Nous vivons dans un monde en constante mutation avec une globalisation de plus en plus prégnante. Il vaut donc mieux ne pas rater le train de la formation, de l’acquisition des connaissances et de la recherche académique, sous peine de toujours rester en retrait, surtout pour un pays en phase de reconstruction. En effet, pour rebâtir une nation sur des bases solides et des fondamentaux sains, il faut d’abord offrir à sa population une bonne éducation. Un pays sans enseignement supérieur de qualité ne pourra jamais décoller et être compétitif sur le plan international. Or, lorsqu’on épluche les différents programmes proposés à nos étudiants aujourd’hui, on se rend compte que beaucoup sont inadaptés, voire désuets. Cela est particulièrement vrai dans le domaine des nouvelles technologies qui connaissent une évolution rapide et nécessitent une mise à jour continue des connaissances.

Si Haïti dispose actuellement d’un nombre pléthorique d’universités, il est regrettable de constater que ceux qui offrent un enseignement respectant les standards internationaux se comptent sur le doigt de la main. Cela pose notamment le problème d’équivalence pour les étudiants qui veulent poursuivre leurs études à l’étranger ou entamer des programmes d’échanges inter-universitaires. À part l’Université d’État d’Haïti ou l’Université Quisqueya qui arrivent à tirer leur épingle du jeu, les autres établissements souffrent d’un manque de reconnaissance flagrant au niveau international.

Si vous vous en tenez aux publicités et affiches de plusieurs établissements, vous pourriez penser de prime abord que vous avez affaire à des institutions légendaires. Mais une fois que vous franchissez la porte d’entrée, vous déchantez assez vite. En effet, la réalité est souvent assez différente de l’image que beaucoup d’universités essayent de nous ‘vendre’. L’éducation est devenue pour certains un business très lucratif. Tous les moyens sont bons pour avoir sa part du gâteau, et cela d’autant plus que l’État est dans l’incapacité de jouer son rôle de régulateur dans un secteur livré à lui-même. Les inspecteurs du ministère de l’Éducation nationale sont en sous-effectifs et ne peuvent faire respecter les règles partout. Et même lorsqu’ils essayent de faire leur travail, certains ont du mal à résister à quelques billets bien placés pour qu’ils ferment les yeux, surtout que leurs salaires ne les motivent pas tellement à faire du zèle.
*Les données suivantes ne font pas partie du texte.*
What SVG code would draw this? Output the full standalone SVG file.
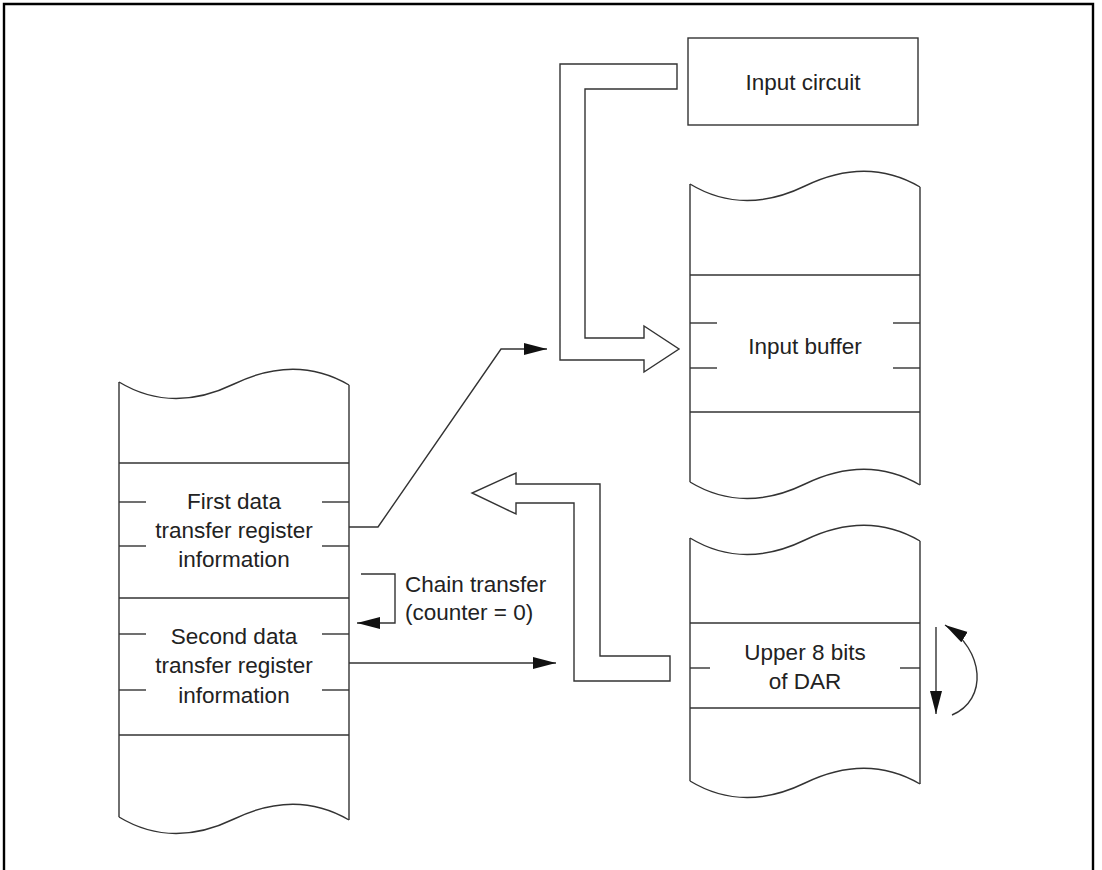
<svg xmlns="http://www.w3.org/2000/svg" width="1102" height="870" viewBox="0 0 1102 870">
<style>
.ln{fill:none;stroke:#333;stroke-width:1.4}
.ar{fill:#fff;stroke:#333;stroke-width:1.4}
.t{font-family:"Liberation Sans",Arial,sans-serif;font-size:22.5px;fill:#222;text-anchor:middle}
.tl{font-family:"Liberation Sans",Arial,sans-serif;font-size:22.5px;fill:#222}
</style>
<defs>
<marker id="ah" markerUnits="userSpaceOnUse" markerWidth="24" markerHeight="14" refX="23" refY="6" orient="auto">
<path d="M0,0 L23,6 L0,12 Z" fill="#111"/>
</marker>
</defs>
<rect width="1102" height="870" fill="#fff"/>
<path d="M4,872 V4 H1093 V872" fill="none" stroke="#000" stroke-width="2.4"/>

<g id="input-circuit">
<rect x="688" y="38" width="230" height="87" class="ln"/>
<text x="803" y="90" class="t">Input circuit</text>
</g>

<g id="input-buffer">
<path d="M690,184 Q743,216 805,186 T920,187" class="ln"/>
<path d="M690,482 Q743,514 805,484 T920,485" class="ln"/>
<line x1="690" y1="184" x2="690" y2="482" class="ln"/>
<line x1="920" y1="187" x2="920" y2="485" class="ln"/>
<line x1="690" y1="275" x2="920" y2="275" class="ln"/>
<line x1="690" y1="412" x2="920" y2="412" class="ln"/>
<line x1="690" y1="323" x2="717" y2="323" class="ln"/>
<line x1="893" y1="323" x2="920" y2="323" class="ln"/>
<line x1="690" y1="368" x2="717" y2="368" class="ln"/>
<line x1="893" y1="368" x2="920" y2="368" class="ln"/>
<text x="805" y="354" class="t">Input buffer</text>
</g>

<g id="dar">
<path d="M690,538 Q743,570 805,540 T920,541" class="ln"/>
<path d="M690,781 Q743,813 805,783 T920,784" class="ln"/>
<line x1="690" y1="538" x2="690" y2="781" class="ln"/>
<line x1="920" y1="541" x2="920" y2="784" class="ln"/>
<line x1="690" y1="623" x2="920" y2="623" class="ln"/>
<line x1="690" y1="708" x2="920" y2="708" class="ln"/>
<line x1="690" y1="668" x2="710" y2="668" class="ln"/>
<line x1="900" y1="668" x2="920" y2="668" class="ln"/>
<text x="805" y="660" class="t">Upper 8 bits</text>
<text x="805" y="689" class="t">of DAR</text>
</g>

<g id="transfer-info">
<path d="M119,382 Q172,414 234,384 T349,385" class="ln"/>
<path d="M119,817 Q172,849 234,819 T349,820" class="ln"/>
<line x1="119" y1="382" x2="119" y2="817" class="ln"/>
<line x1="349" y1="385" x2="349" y2="820" class="ln"/>
<line x1="119" y1="463" x2="349" y2="463" class="ln"/>
<line x1="119" y1="598" x2="349" y2="598" class="ln"/>
<line x1="119" y1="735" x2="349" y2="735" class="ln"/>
<line x1="119" y1="502" x2="146" y2="502" class="ln"/>
<line x1="322" y1="502" x2="349" y2="502" class="ln"/>
<line x1="119" y1="546" x2="146" y2="546" class="ln"/>
<line x1="322" y1="546" x2="349" y2="546" class="ln"/>
<line x1="119" y1="634" x2="146" y2="634" class="ln"/>
<line x1="322" y1="634" x2="349" y2="634" class="ln"/>
<line x1="119" y1="690" x2="146" y2="690" class="ln"/>
<line x1="322" y1="690" x2="349" y2="690" class="ln"/>
<text x="234" y="509" class="t">First data</text>
<text x="234" y="538" class="t">transfer register</text>
<text x="234" y="567" class="t">information</text>
<text x="234" y="644" class="t">Second data</text>
<text x="234" y="673" class="t">transfer register</text>
<text x="234" y="703" class="t">information</text>
</g>

<g id="chain-label">
<text x="405" y="592" class="tl">Chain transfer</text>
<text x="405" y="620" class="tl">(counter = 0)</text>
</g>

<g id="connectors">
<path d="M677,64 L560,64 L560,360 L644,360 L644,372 L679,349 L644,326 L644,338 L585,338 L585,89 L677,89 Z" class="ar"/>
<path d="M670,656 L600,656 L600,484 L516,484 L516,473 L472,493 L516,514 L516,503 L574,503 L574,681 L670,681 Z" class="ar"/>
<path d="M349,527 L378,527 L501,349 L547,349" class="ln" marker-end="url(#ah)"/>
<path d="M349,663 L556,663" class="ln" marker-end="url(#ah)"/>
<path d="M361,574 L395,574 L395,623 L357,623" class="ln" marker-end="url(#ah)"/>
<path d="M936,627 L936,714" class="ln" marker-end="url(#ah)"/>
<path d="M952,715 C988,700 985,650 945,625" class="ln" marker-end="url(#ah)"/>
</g>
</svg>
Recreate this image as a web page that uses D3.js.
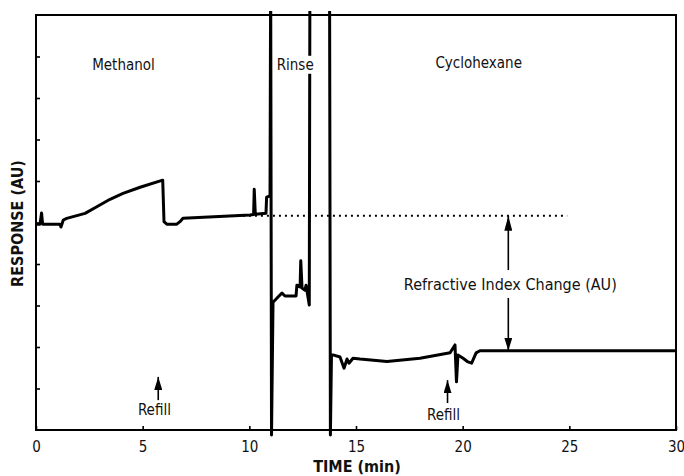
<!DOCTYPE html>
<html>
<head>
<meta charset="utf-8">
<script src="https://cdn.jsdelivr.net/npm/d3@7"></script>
<style>
  html, body { margin: 0; padding: 0; background: #fff; }
  svg { display: block; }
  text { font-family: "DejaVu Sans Condensed", "DejaVu Sans", sans-serif; fill: #111; }
</style>
</head>
<body>
<svg id="chart" width="684" height="476"></svg>
<script>
// ---- data (time in min, response in AU; off-scale excursions given as 11) ----
const time = [0, 0.19, 0.26, 0.31, 1.12, 1.17, 1.28, 1.44, 2.30, 2.85, 3.47, 4.08, 4.88, 5.94, 6.00, 6.13, 6.60, 6.75, 6.89,
  10.03, 10.20, 10.23, 10.28, 10.78, 10.81, 10.97, 11.00, 11.04, 11.11, 11.30, 11.53, 11.67, 12.19, 12.23, 12.38, 12.41,
  12.47, 12.61, 12.66, 12.81, 12.84, 13.76, 13.80, 13.85, 13.92, 14.25, 14.44, 14.58, 14.67, 14.86, 15.19, 16.45, 18.00,
  19.41, 19.64, 19.71, 19.78, 20.02, 20.25, 20.42, 20.63, 20.81, 30];
const response = [4.96, 4.96, 5.23, 4.96, 4.96, 4.89, 5.06, 5.10, 5.22, 5.38, 5.56, 5.70, 5.85, 6.02, 5.02, 4.96, 4.96, 5.02, 5.10,
  5.18, 5.19, 5.80, 5.20, 5.22, 5.61, 5.64, 11, -0.12, 3.08, 3.18, 3.30, 3.23, 3.23, 3.49, 3.45, 4.08,
  3.42, 3.37, 3.49, 3.01, 11, 11, -0.12, 1.81, 1.81, 1.76, 1.49, 1.71, 1.61, 1.73, 1.71, 1.65, 1.73,
  1.86, 2.05, 1.16, 1.81, 1.73, 1.64, 1.61, 1.86, 1.91, 1.91];

const xTicks = [0, 5, 10, 15, 20, 25, 30];
const yTicks = [1, 2, 3, 4, 5, 6, 7, 8, 9];

// reference (methanol) level, dotted
const refLevelTime = [9.7, 24.9];
const refLevel = 5.16;
// refractive index change double arrow
const ricTime = 22.14;
const ricValues = [5.16, 1.91];
const ricLabel = "Refractive Index Change (AU)";
// region labels
const regionLabels = ["Methanol", "Rinse", "Cyclohexane"];
const regionLabelTime = [4.1, 12.15, 20.75];
const regionLabelValue = [8.68, 8.68, 8.73];
// refill arrows
const refillTime = [5.73, 19.29];
const refillTipValue = [1.28, 1.20];
const refillTailValue = [0.72, 0.65];
const refillLabelTime = [5.55, 19.1];
const refillLabelValue = [0.36, 0.24];

// ---- layout ----
const svg = d3.select("#chart");
const margin = { left: 36, right: 8, top: 15, bottom: 46 };
const W = 684, H = 476;
const x = d3.scaleLinear().domain([0, 30]).range([margin.left, W - margin.right]);
const y = d3.scaleLinear().domain([0, 10]).range([H - margin.bottom, margin.top]);

const defs = svg.append("defs");
defs.append("clipPath").attr("id", "clip").append("rect")
  .attr("x", 30).attr("y", 11).attr("width", 660).attr("height", 465);
defs.append("marker").attr("id", "headLong").attr("viewBox", "0 0 15 8")
  .attr("refX", 15).attr("refY", 4).attr("markerWidth", 15).attr("markerHeight", 8)
  .attr("markerUnits", "userSpaceOnUse").attr("orient", "auto")
  .append("path").attr("d", "M0,0 L15,4 L0,8 Z").attr("fill", "#000");
defs.append("marker").attr("id", "headShort").attr("viewBox", "0 0 13 8")
  .attr("refX", 13).attr("refY", 4).attr("markerWidth", 13).attr("markerHeight", 8)
  .attr("markerUnits", "userSpaceOnUse").attr("orient", "auto")
  .append("path").attr("d", "M0,0 L13,4 L0,8 Z").attr("fill", "#000");

// axes
const xAxis = svg.append("g").attr("transform", `translate(0,${y(0)})`)
  .call(d3.axisBottom(x).tickValues(xTicks).tickSize(-4).tickPadding(11).tickFormat(d3.format("d")));
xAxis.select(".domain").remove();
xAxis.selectAll(".tick line").attr("stroke", "#000").attr("stroke-width", 1.6);
xAxis.selectAll(".tick text").style("font-size", "15px").attr("fill", "#111")
  .style("font-family", '"DejaVu Sans Condensed", "DejaVu Sans", sans-serif');

const yAxis = svg.append("g").attr("transform", `translate(${x(0)},0)`)
  .call(d3.axisLeft(y).tickValues(yTicks).tickSize(-4).tickFormat(""));
yAxis.select(".domain").remove();
yAxis.selectAll(".tick line").attr("stroke", "#000").attr("stroke-width", 1.6);

// frame
svg.append("rect").attr("x", x(0)).attr("y", y(10))
  .attr("width", x(30) - x(0)).attr("height", y(0) - y(10))
  .attr("fill", "none").attr("stroke", "#000").attr("stroke-width", 2);

// dotted reference line
svg.append("line")
  .attr("x1", x(refLevelTime[0])).attr("x2", x(refLevelTime[1]))
  .attr("y1", y(refLevel)).attr("y2", y(refLevel))
  .attr("stroke", "#000").attr("stroke-width", 2).attr("stroke-dasharray", "2,4");

// trace
const pts = time.map((t, i) => [t, response[i]]);
svg.append("path").datum(pts)
  .attr("clip-path", "url(#clip)")
  .attr("d", d3.line().x(d => x(d[0])).y(d => y(d[1])))
  .attr("fill", "none").attr("stroke", "#000").attr("stroke-width", 3)
  .attr("stroke-linejoin", "round");

// region labels
regionLabels.forEach((lab, i) => {
  const t = svg.append("text").attr("x", x(regionLabelTime[i])).attr("y", y(regionLabelValue[i]))
    .attr("text-anchor", "middle").style("font-size", "15px").text(lab);
  if (lab === "Rinse") {
    const b = t.node().getBBox();
    svg.insert("rect", () => t.node()).attr("x", b.x - 1).attr("y", b.y).attr("width", b.width + 2)
      .attr("height", b.height).attr("fill", "#fff");
  }
});

// refractive index change arrow + label
const lab = svg.append("text").attr("x", x(ricTime) + 2).attr("y", 290)
  .attr("text-anchor", "middle").style("font-size", "16px").text(ricLabel);
const lb = lab.node().getBBox();
svg.append("line").attr("x1", x(ricTime)).attr("x2", x(ricTime))
  .attr("y1", lb.y - 5).attr("y2", y(ricValues[0]))
  .attr("stroke", "#000").attr("stroke-width", 1.6).attr("marker-end", "url(#headLong)");
svg.append("line").attr("x1", x(ricTime)).attr("x2", x(ricTime))
  .attr("y1", lb.y + lb.height + 4).attr("y2", y(ricValues[1]))
  .attr("stroke", "#000").attr("stroke-width", 1.6).attr("marker-end", "url(#headShort)");

// refill arrows
refillTime.forEach((t, i) => {
  svg.append("line").attr("x1", x(t)).attr("x2", x(t))
    .attr("y1", y(refillTailValue[i])).attr("y2", y(refillTipValue[i]))
    .attr("stroke", "#000").attr("stroke-width", 1.6).attr("marker-end", "url(#headShort)");
  svg.append("text").attr("x", x(refillLabelTime[i])).attr("y", y(refillLabelValue[i]))
    .attr("text-anchor", "middle").style("font-size", "15px").text("Refill");
});

// axis titles
svg.append("text").attr("x", x(15) + 1).attr("y", 472).attr("text-anchor", "middle")
  .style("font-size", "16px").style("font-weight", "bold").text("TIME (min)");
svg.append("text").attr("transform", `translate(23,${y(5) + 1}) rotate(-90)`)
  .attr("text-anchor", "middle").style("font-size", "16px").style("font-weight", "bold")
  .text("RESPONSE (AU)");
</script>
</body>
</html>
Enfin, on a vu surgir ces dernières années un phénomène nouveau qui prend de plus en plus d’ampleur dans nos campus, celui de la violence et de la politisation des sphères estudiantines. À défaut de pouvoir bénéficier d’un enseignement de qualité, certains ont décidé de remplacer leurs cahiers et stylos par des barres de fer et des jets de pierre. Même l’Université d’État D’Haïti n’échappe pas à ce fléau. Les politiciens de leur côté, au lieu de remédier à la situation, attisent le feu en embrigadant des sympathisants qui proposent leurs soutiens aux plus offrants. C’est donc dans un climat parfois très menaçant que les étudiants doivent se rendre chaque jour à leurs cours. Les professeurs ne sont pas épargnés non plus. Vandalisme, violences physiques ou verbales, injures, voilà le quotidien de nos universités. Mais est-ce une surprise, lorsque l’on sait que ces lieux ne reflètent que le virage qu’est en train de prendre notre société de façon générale.

Le gouvernement parle depuis un certain temps de budget rectificatif. Mais lorsqu’on voit les montants alloués à nos universités, on s’aperçoit très vite qu’on est encore très loin du compte. Nos voisins dominicains, à population presque égale, consacrent à l’éducation des moyens qui dépassent la totalité de notre budget national. C’est dire tout le chemin qui nous reste à parcourir avant de pouvoir rivaliser sur le plan international.